Prince William today attacked the world’s top tech firms for failing to combat cyber bullying and trolling on social media.
In one of his hardest hitting speeches, the Duke of Cambridge highlighted the dangers of the internet at a speech at the BBC’s broadcasting house.
Warning of the dangers of not taking action to stop cyber bullying, William said, “I am worried though that our technology companies still have a great deal to learn about the responsibilities that come with their significant power.
“I say this not in anger. Again, I believe that our tech leaders are people of integrity who are bringing many benefits to our lives and societies.
“I am very concerned though, that on every challenge they face – fake news, extremism, polarisation, hate speech, trolling, mental health, privacy, and bullying – our tech leaders seem to be on the back foot.
“Their self-image is so grounded in their positive power for good, that they seem unable to engage in constructive discussion about the social problems that they are creating,” he said.
He praised the Stop, Speak, Support, campaign which is now rolling out to schools across the country, and said it is just one of the things we should be celebrating.
He added, “I am so grateful to you all for the time, expertise, and resources you have contributed. It hasn’t been easy, but I believe our attempt to work collaboratively has been instructive for the rest of the world.
“We launched our commitments one year ago. And when we did, I told the taskforce members that I would be honest in assessing what we achieved and what we did not. And that’s what I’m going to do today,” he said.
He went on, “We have seen that the technology that can allow you to develop an online community around a shared hobby or interest can also be used to organise violence.
“The platform that can allow you to celebrate diversity can also be used to cocoon yourself in a cultural and political echo chamber.”
William Warned: “The tools that we use to congratulate each other on milestones and successes can also be used to normalise speech that is filled with bile and hate.
“The websites we use to stay connected can for some create profound feelings of loneliness and inadequacy.
“And the apps we use to make new friends, can also allow bullies to follow their targets even after they have left the classroom or the playing field.”

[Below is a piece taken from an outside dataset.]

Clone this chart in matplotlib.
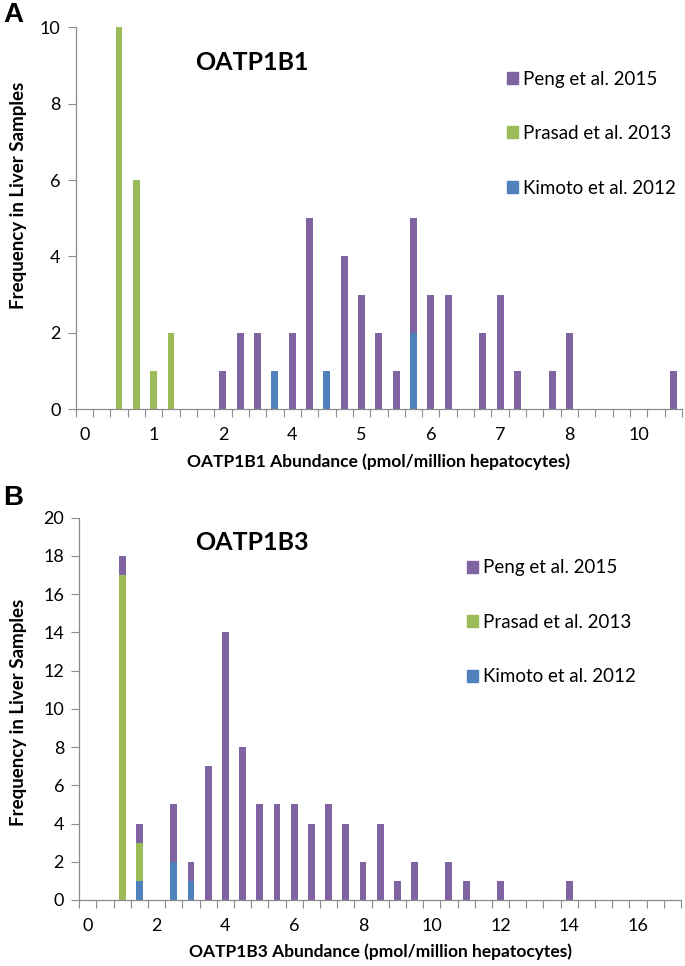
import numpy as np
import matplotlib
matplotlib.use("Agg")
import matplotlib.pyplot as plt
from matplotlib.patches import Patch

plt.rcParams['font.family'] = ['Lato', 'DejaVu Sans']

# Excel 2007 palette
PURPLE = '#8064A2'
GREEN = '#9BBB59'
BLUE = '#4F81BD'
GREY = '#8c8c8c'

series_names = ['Peng et al. 2015', 'Prasad et al. 2013', 'Kimoto et al. 2012']

# OATP1B1: 35 bins, label shown every 4th bin
b1_ticklabels = ['0', '1', '2', '4', '5', '6', '7', '8', '10']
b1_peng = [0, 0, 0, 0, 0, 0, 0, 0, 1, 2,
           2, 0, 2, 5, 0, 4, 3, 2, 1, 3,
           3, 3, 0, 2, 3, 1, 0, 1, 2, 0,
           0, 0, 0, 0, 1]
b1_prasad = [0, 0, 10, 6, 1, 2, 0, 0, 0, 0,
             0, 0, 0, 0, 0, 0, 0, 0, 0, 0,
             0, 0, 0, 0, 0, 0, 0, 0, 0, 0,
             0, 0, 0, 0, 0]
b1_kimoto = [0, 0, 0, 0, 0, 0, 0, 0, 0, 0,
             0, 1, 0, 0, 1, 0, 0, 0, 0, 2,
             0, 0, 0, 0, 0, 0, 0, 0, 0, 0,
             0, 0, 0, 0, 0]

# OATP1B3: 35 bins of 0.5
b3_ticklabels = ['0', '2', '4', '6', '8', '10', '12', '14', '16']
b3_peng = [0, 0, 1, 1, 0, 3, 1, 7, 14, 8,
           5, 5, 5, 4, 5, 4, 2, 4, 1, 2,
           0, 2, 1, 0, 1, 0, 0, 0, 1, 0,
           0, 0, 0, 0, 0]
b3_prasad = [0, 0, 17, 2, 0, 0, 0, 0, 0, 0,
             0, 0, 0, 0, 0, 0, 0, 0, 0, 0,
             0, 0, 0, 0, 0, 0, 0, 0, 0, 0,
             0, 0, 0, 0, 0]
b3_kimoto = [0, 0, 0, 1, 0, 2, 1, 0, 0, 0,
             0, 0, 0, 0, 0, 0, 0, 0, 0, 0,
             0, 0, 0, 0, 0, 0, 0, 0, 0, 0,
             0, 0, 0, 0, 0]

W, H = 685, 966
fig = plt.figure(figsize=(W / 100, H / 100), dpi=100)


def fx(x):
    return x / W


def fy(y):
    return 1 - y / H


def panel(rect, peng, prasad, kimoto, ticklabels, ymax, ystep, title, xlabel,
          title_xy, leg_xy, letter, letter_xy, ylab_pos):
    ax = fig.add_axes(rect)
    x = np.arange(len(peng))
    kim = np.array(kimoto)
    pra = np.array(prasad)
    pen = np.array(peng)
    ax.bar(x, kim, width=0.4, color=BLUE)
    ax.bar(x, pra, width=0.4, bottom=kim, color=GREEN)
    ax.bar(x, pen, width=0.4, bottom=kim + pra, color=PURPLE)

    ax.set_xlim(-0.5, len(peng) - 0.5)
    ax.set_ylim(0, ymax)
    ax.set_xticks(np.arange(0, len(peng), 4))
    ax.set_xticklabels(ticklabels)
    ax.set_xticks(np.arange(-0.5, len(peng), 1), minor=True)
    ax.tick_params(axis='x', which='major', length=0, pad=13, labelsize=13)
    ax.tick_params(axis='x', which='minor', length=6, color=GREY, width=0.8)
    ax.set_yticks(np.arange(0, ymax + 1, ystep))
    ax.tick_params(axis='y', length=6, color=GREY, width=0.8, labelsize=13, pad=5)

    for s in ['top', 'right']:
        ax.spines[s].set_visible(False)
    for s in ['left', 'bottom']:
        ax.spines[s].set_color(GREY)
        ax.spines[s].set_linewidth(0.9)

    ax.set_xlabel(xlabel, fontsize=12.5, fontweight='bold', labelpad=7)
    ax.set_ylabel('Frequency in Liver Samples', fontsize=13.5, fontweight='bold')
    ax.yaxis.set_label_coords(*ylab_pos)

    fig.text(fx(title_xy[0]), fy(title_xy[1]), title, fontsize=18,
             fontweight='bold', ha='center', va='center')
    fig.text(fx(letter_xy[0]), fy(letter_xy[1]), letter, fontsize=20,
             fontweight='bold', ha='center', va='center', family='Liberation Sans')

    handles = [Patch(color=PURPLE), Patch(color=GREEN), Patch(color=BLUE)]
    ax.legend(handles, series_names, loc='upper left',
              bbox_to_anchor=(fx(leg_xy[0]), fy(leg_xy[1])),
              bbox_transform=fig.transFigure, frameon=False, fontsize=13.5,
              handlelength=0.6, handleheight=0.6, handletextpad=0.27,
              labelspacing=2.0, borderaxespad=0, borderpad=0)
    return ax


panel([fx(75.7), fy(409.3), fx(682) - fx(75.7), fy(27.3) - fy(409.3)],
      b1_peng, b1_prasad, b1_kimoto, b1_ticklabels, 10, 2,
      'OATP1B1', 'OATP1B1 Abundance (pmol/million hepatocytes)',
      (252, 62), (507, 70.5), 'A', (13, 15), (-0.080, 0.56))

panel([fx(79.3), fy(900), fx(681) - fx(79.3), fy(517.7) - fy(900)],
      b3_peng, b3_prasad, b3_kimoto, b3_ticklabels, 20, 2,
      'OATP1B3', 'OATP1B3 Abundance (pmol/million hepatocytes)',
      (252, 543), (467, 559.5), 'B', (13, 498), (-0.087, 0.49))

fig.savefig('out.png', dpi=100)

In cyberbullying he warned, “For too many, social media and messaging was supercharging the age-old problem of bullying, leaving some children to take their own lives when they felt it was unescapable.
“I felt that I might be able to make a difference on this issue. I did not have the answers, but I did have the ability to invite the brightest leaders and researchers in social media to sit around the table, to listen to parents and children, and see what we might do together to make the online world safer and happier for our young people.
“What I found very quickly though was that the sector did not want to own this issue.
“I heard doubts being cast about the scale of the problem. I was told that companies were already doing plenty and just needed more credit for it.
“I saw denials about the age of young children on some of our most popular platforms.
“And crucially I heard over and over again that a collective approach – across the industry, with charity partners, ISPs, researchers, and parents – just wouldn’t work. The individual platforms were just too different and user expectations too complicated to try to come up with common tools that could be easily understood by children, parents and teachers.”